Constraint 2: time blocks beat vague intentions

"I'll work on it today" is a lie your brain tells itself.

A time block is a commitment:

  • "10:00–12:00: build the landing page section"
  • "14:00–15:00: outreach to 5 prospects"
  • "18:00–18:30: workout"

Constraint 3: define "done"

Hunger wants perfection. Productivity wants completion.

Define "done" for tasks:

  • shipped
  • sent
  • published
  • tested
  • delivered

Not "worked on."

Consistency beats intensity (and hunger needs to hear that)

Hunger loves heroic days:

  • 12-hour sessions
  • late nights
  • "I'm all-in now"

The problem is: you can't repeat it.

Progress comes from what you can repeat.

Think like training, not like a sprint

The goal is to build a weekly rhythm you can sustain:

  • deep work days
  • lighter admin days
  • recovery days

You're not trying to win today.
You're trying to win the year.

A practical framework: Hunger → Focus → Output → Review

This is the loop that keeps ambition productive:

1. Hunger (capture it)

Write down what's driving you:

  • what you want
  • why it matters
  • what you're avoiding
  • what you're proving

Don't rely on mood. Capture it.

2. Focus (choose the few)

Turn that emotion into:

  • one goal
  • this week's commitments
  • today's 1–3 priorities

3. Output (execute the boring part)

Execution is rarely cinematic.

It's:

  • showing up
  • doing the next small step
  • finishing something

4. Review (correct the course)

Review is how you stay ambitious without drifting.

Without review:

  • you repeat mistakes
  • you overestimate what you did
  • you forget what worked

With review:

  • you adjust quickly
  • you refine your approach
  • you get better every week

Review is the discipline that makes hunger sustainable.

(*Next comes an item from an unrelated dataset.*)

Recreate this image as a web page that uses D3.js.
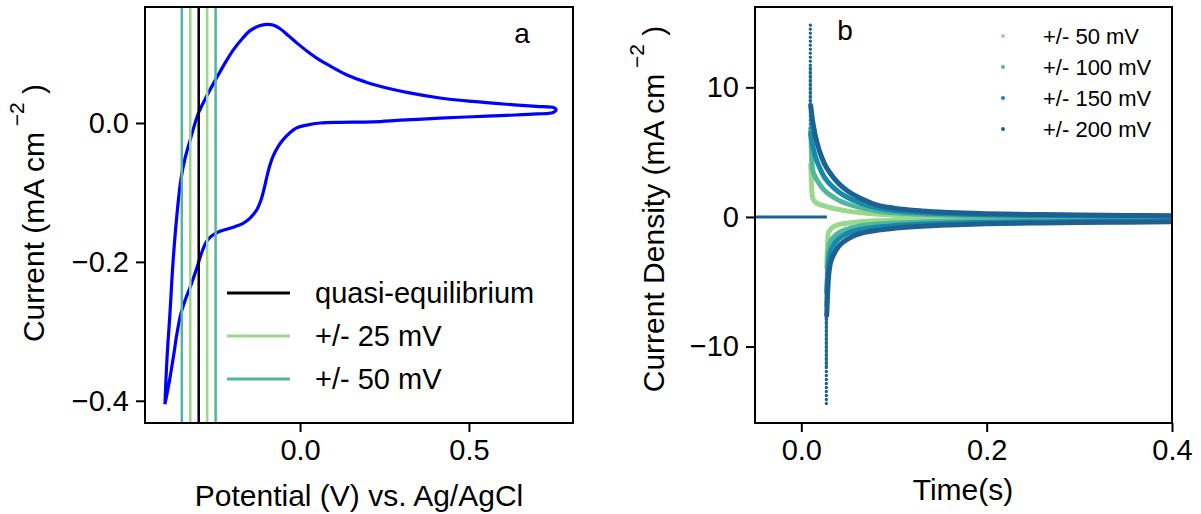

How software helps: turning ambition into visible momentum

Ambition is fragile when it lives only in your head.

A productivity system becomes powerful when it does two things:

  1. It holds your commitments in one place (so you stop renegotiating with yourself daily)
  2. It makes progress visible (so you build confidence and clarity)

A calendar-first approach is especially effective because it forces honesty:

  • what will be done today
  • what gets scheduled this week
  • what keeps getting postponed (a signal)

When your tasks live on dates, you don't just "want" things — you commit to time.

And when you do weekly/monthly reviews, you stop relying on memory and start relying on evidence.

That's how you keep the fuel but stay in control of the vehicle.

Ambition without burnout: a simple weekly plan you can copy

If you want a practical starting point, use this:

Weekly (15–30 minutes)

  • Choose 1 weekly outcome that matters most
  • Choose 3 supporting tasks (secondary outcomes)
  • Block time for the main outcome (at least 2 sessions)

Daily (2–5 minutes)

  • Choose 1 main priority
  • Add 2 supporting priorities
  • Add a realistic time block for the main one

End of week (10 minutes)

  • What did I ship?
  • What moved the goal?
  • What drained me with little return?
  • What should I do more of next week?

The closing truth: hunger is not the goal — output is

Hunger is useful. Drive is useful.

But the goal isn't to feel hungry.
The goal is to ship.

Fuel matters, but direction matters more.

If you can consistently convert ambition into:

  • a weekly plan
  • a small daily execution list
  • a review habit

…then drive and hunger become a superpower.

Not because you're "more motivated," but because you have a system that keeps you moving even when you're not.